Dans un atelier New-Yorkais, l'artiste Jerry Kho se réveille après une nuit de création un peu particulière; il attend son agent et la dose de poudre nécessaire au démarrage de sa journée. Mais en lieu et place de l'agent, c'est un fantôme vêtu d'un survêtement gris et souffrant d'une légère claudication qui se présente à lui. Jerry Kho vient de voir le soleil se lever pour la dernière fois et sert à son tour d'objet pour une œuvre d'art macabre.

Jordan Marsalis, ancien flic de la police New-Yorkaise et oncle de la victime est immédiatement dépêché sur les lieux. Jerry Kho est non seulement son neveu mais aussi le fils du maire de la ville. Priorité donc absolue à cette enquête. D'autant que Jordan se doute, au vu du modus operandi, que le jeune homme n'est que la première victime d'une longue liste.

De l'autre côté de l'océan, Maureen Martini, commissaire de police à Rome, se réveille dans une chambre d'hôpital. Victime d'un horrible massacre, elle a perdu la vue et seule une opération chirurgicale à New-York par un grand ponte a une chance de fonctionner. Elle rejoint donc la ville de New-York, des fantômes dans ses valises. Mais la greffe de cornée tant attendue va avoir des effets secondaires inattendus : voilà que Maurenn voit des images stockées par le donneur...
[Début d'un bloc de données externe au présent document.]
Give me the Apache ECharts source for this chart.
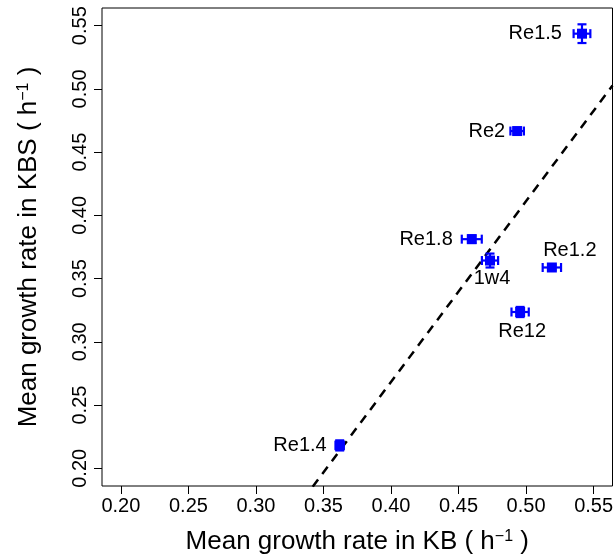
<!DOCTYPE html>
<html>
<head>
<meta charset="utf-8">
<title>Growth rate KB vs KBS</title>
<script src="https://cdn.jsdelivr.net/npm/echarts@6/dist/echarts.min.js"></script>
<style>
  html, body { margin: 0; padding: 0; background: #ffffff; }
  #chart { width: 614px; height: 560px; }
</style>
</head>
<body>
<div id="chart"></div>
<script>
// Strain names and mean growth rates (h^-1) in the two media
const strainNames = ['Re1.5', 'Re2', 'Re1.8', '1w4', 'Re1.2', 'Re12', 'Re1.4'];
const rateKB  = [0.5414, 0.4934, 0.4598, 0.4733, 0.5191, 0.4956, 0.3620];
const rateKBS = [0.5437, 0.4667, 0.3812, 0.3643, 0.3588, 0.3236, 0.2181];
// Error half-widths on each axis
const errKB  = [0.0062, 0.0050, 0.0074, 0.0060, 0.0068, 0.0064, 0.0030];
const errKBS = [0.0074, 0.0020, 0.0030, 0.0055, 0.0020, 0.0040, 0.0040];
// Axis tick values
const tickValues = [0.20, 0.25, 0.30, 0.35, 0.40, 0.45, 0.50, 0.55];

const AXIS_MIN = 0.186, AXIS_MAX = 0.564;
const FONT = '"Liberation Sans", Arial, Helvetica, sans-serif';

// Least-squares fit of KBS rate on KB rate
const n = rateKB.length;
const mx = rateKB.reduce((a, b) => a + b, 0) / n;
const my = rateKBS.reduce((a, b) => a + b, 0) / n;
let sxy = 0, sxx = 0;
for (let i = 0; i < n; i++) {
  sxy += (rateKB[i] - mx) * (rateKBS[i] - my);
  sxx += (rateKB[i] - mx) * (rateKB[i] - mx);
}
const slope = sxy / sxx;
const intercept = my - slope * mx;
const fitLine = [AXIS_MIN, AXIS_MAX].map(x => [x, intercept + slope * x]);

// Label placement for each strain
const labelPlacement = {
  'Re1.5': { position: 'left', distance: 15 },
  'Re2':   { position: 'left', distance: 7 },
  'Re1.8': { position: 'left', distance: 14 },
  '1w4':   { position: 'bottom', distance: 3, offset: [2, 0] },
  'Re1.2': { position: 'top', distance: 2, offset: [18, 0] },
  'Re12':  { position: 'bottom', distance: 4, offset: [2, 0] },
  'Re1.4': { position: 'left', distance: 8 }
};

const labelText = {
  show: true,
  formatter: '{b}',
  fontSize: 20,
  color: '#000000',
  opacity: 1,
  textBorderWidth: 0,
  fontFamily: FONT
};

const points = strainNames.map((name, i) => ({
  name: name,
  value: [rateKB[i], rateKBS[i]],
  label: Object.assign({}, labelText, labelPlacement[name])
}));
const errData = strainNames.map((name, i) => [rateKB[i], rateKBS[i], errKB[i], errKBS[i]]);

function axisCommon(nameText, isY) {
  return {
    type: 'value',
    min: AXIS_MIN,
    max: AXIS_MAX,
    name: nameText,
    nameLocation: 'middle',
    nameGap: isY ? 60 : 43,
    nameTextStyle: {
      fontSize: 26,
      color: '#000',
      fontFamily: FONT,
      rich: {
        sup: { fontSize: 16, color: '#000', fontFamily: FONT, verticalAlign: 'top' }
      }
    },
    axisLine: { show: false },
    splitLine: { show: false },
    axisTick: {
      show: true,
      inside: false,
      length: 8,
      customValues: tickValues,
      lineStyle: { color: '#000', width: 1 }
    },
    axisLabel: {
      show: true,
      customValues: tickValues,
      formatter: v => v.toFixed(2),
      fontSize: 20,
      color: '#000',
      fontFamily: FONT,
      margin: isY ? 12 : 10,
      rotate: isY ? 90 : 0,
      align: 'center',
      verticalAlign: isY ? 'bottom' : 'top'
    }
  };
}

const chart = echarts.init(document.getElementById('chart'), null, { renderer: 'canvas' });
chart.setOption({
  animation: false,
  backgroundColor: '#ffffff',
  grid: {
    left: 102,
    right: 1.5,
    top: 8,
    bottom: 74,
    show: true,
    borderColor: '#000',
    borderWidth: 1,
    backgroundColor: 'transparent',
    containLabel: false,
    outerBoundsMode: 'none'
  },
  xAxis: axisCommon('Mean growth rate in KB ( h{sup|−1} )', false),
  yAxis: axisCommon('Mean growth rate in KBS ( h{sup|−1} )', true),
  series: [
    {
      type: 'line',
      data: fitLine,
      symbol: 'none',
      clip: true,
      silent: true,
      lineStyle: { color: '#000', width: 2.5, type: [9, 7] },
      z: 1
    },
    {
      type: 'custom',
      data: errData,
      encode: { x: 0, y: 1 },
      clip: true,
      z: 2,
      renderItem: function (params, api) {
        const x = api.value(0), y = api.value(1);
        const ex = api.value(2), ey = api.value(3);
        const l = api.coord([x - ex, y]);
        const r = api.coord([x + ex, y]);
        const t = api.coord([x, y + ey]);
        const b = api.coord([x, y - ey]);
        const cap = 4.5;
        const style = { stroke: '#0000ff', lineWidth: 2.2, fill: null };
        const seg = (x1, y1, x2, y2) => ({ type: 'line', shape: { x1, y1, x2, y2 }, style });
        return {
          type: 'group',
          children: [
            seg(l[0], l[1], r[0], r[1]),
            seg(l[0], l[1] - cap, l[0], l[1] + cap),
            seg(r[0], r[1] - cap, r[0], r[1] + cap),
            seg(t[0], t[1], b[0], b[1]),
            seg(t[0] - cap, t[1], t[0] + cap, t[1]),
            seg(b[0] - cap, b[1], b[0] + cap, b[1])
          ]
        };
      }
    },
    {
      type: 'scatter',
      data: points,
      symbol: 'rect',
      symbolSize: 10,
      itemStyle: { color: '#0000ff', opacity: 1 },
      z: 3,
      label: labelText,
      emphasis: { disabled: true }
    }
  ]
});
</script>
</body>
</html>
OK. Le coup de la fille aveugle qui voit les épisodes vécus par son donneur a déjà été traité au cinéma et en littérature, l'idée de départ n'a donc rien d'original. De même que la construction narrative qui alterne les points de vue. Mais Giorgio Faletti mène bien sa barque et son intrigue est suffisamment bien construite pour que le lecteur se perde en conjonctures sans jamais réussir à réellement démêler le faux du vrai avant que l'auteur ne l'ait décidé. Je regrette cependant le côté « didactique » du dénouement, à la façon des vieux polars, où l'on vous refait le film en complétant les trous.

Ce que j'aime le plus chez cet auteur, ce qui à mon sens le distingue des autres, ce sont ses personnages et sa façon d'agencer les chapitres. Giorgio Faletti est au départ un célèbre comédien italien, et l'influence cinématographique est très présente dans le récit. Il y a ainsi, en ouverture du roman, une chanson qui lui servira de leit-motiv tout au long de la narration : un chapitre se clôt dans un restaurant où passe la chanson, le suivant s'ouvre sur la suite de la mélodie dans une voiture. On imagine très bien les fondus-enchaînés et les mouvements de caméras.
Mais il y a surtout les personnages et leurs ambiguïtés; leur nature profondément humaine et complexe. Jordan, le personnage principal, va suite à un concours de circonstance, partager son appartement avec la troublante Lysa. Elle est d'une beauté époustouflante, mais elle est deux, femme et homme prisonniers d'un même corps. Il n'est déjà pas fréquent dans un roman de voir évoluer un hermaphrodite, mais quand elle s'appelle Lysa et qu'elle est aussi belle, on oublie cette dualité et l'on espère que Jordan fera de même. Voilà où Giogio Faletti est très fort; il parvient à nous faire oublier ce que d'autres s'empresseraient de rendre salace. Lysa est simplement une femme  que l'on aimerait connaître.

Un second roman moins palpitant que le premier, mais peut-être plus émouvant et humain. 

Laurence

Extrait :

Jerry poussa grand le battant. Devant lui, un homme, enveloppé dans la pénombre du palier. Sous l'éclairage défectueux, Jerry ne peut reconnaître le visiteur. Il ne s'agissait pas de LaFayette Johnson, car la silhouette était un peu plus grande.
Quelques instants de silence – l'un de ces moments où le temps semble suspendu, comme lorsque le vent arrête de souffler juste avant que tombent les premières gouttes de pluie d'un orage d'été.
- Bonjour, Linus. Tu ne veux pas inviter ton vieil ami à entrer?
Cette voix plongea Jerry dans des ténèbres qui n'étaient plus celle du palier mais remontaient à un milliers d'années et de brouillards plus tôt. Bien qu'il ne l'eût pas entendu depuis une éternité, il la reconnut immédiatement. Dans les brumes de la drogue, Jerry Kho avait plus d'une fois imaginé sa propre mort – la seule certitude des hommes. Il avait souhaité ce dont rêve tout artiste : pouvoir la composer lui-même, choisir sa couleur et la toile qui lui servirait de suaire.
Quand l'homme sur le palier s'avança dans la lumière de l'appartement, Jerry eut la conviction soudaine que la réalité ne tarderait pas à dépasser tous ses fantasmes.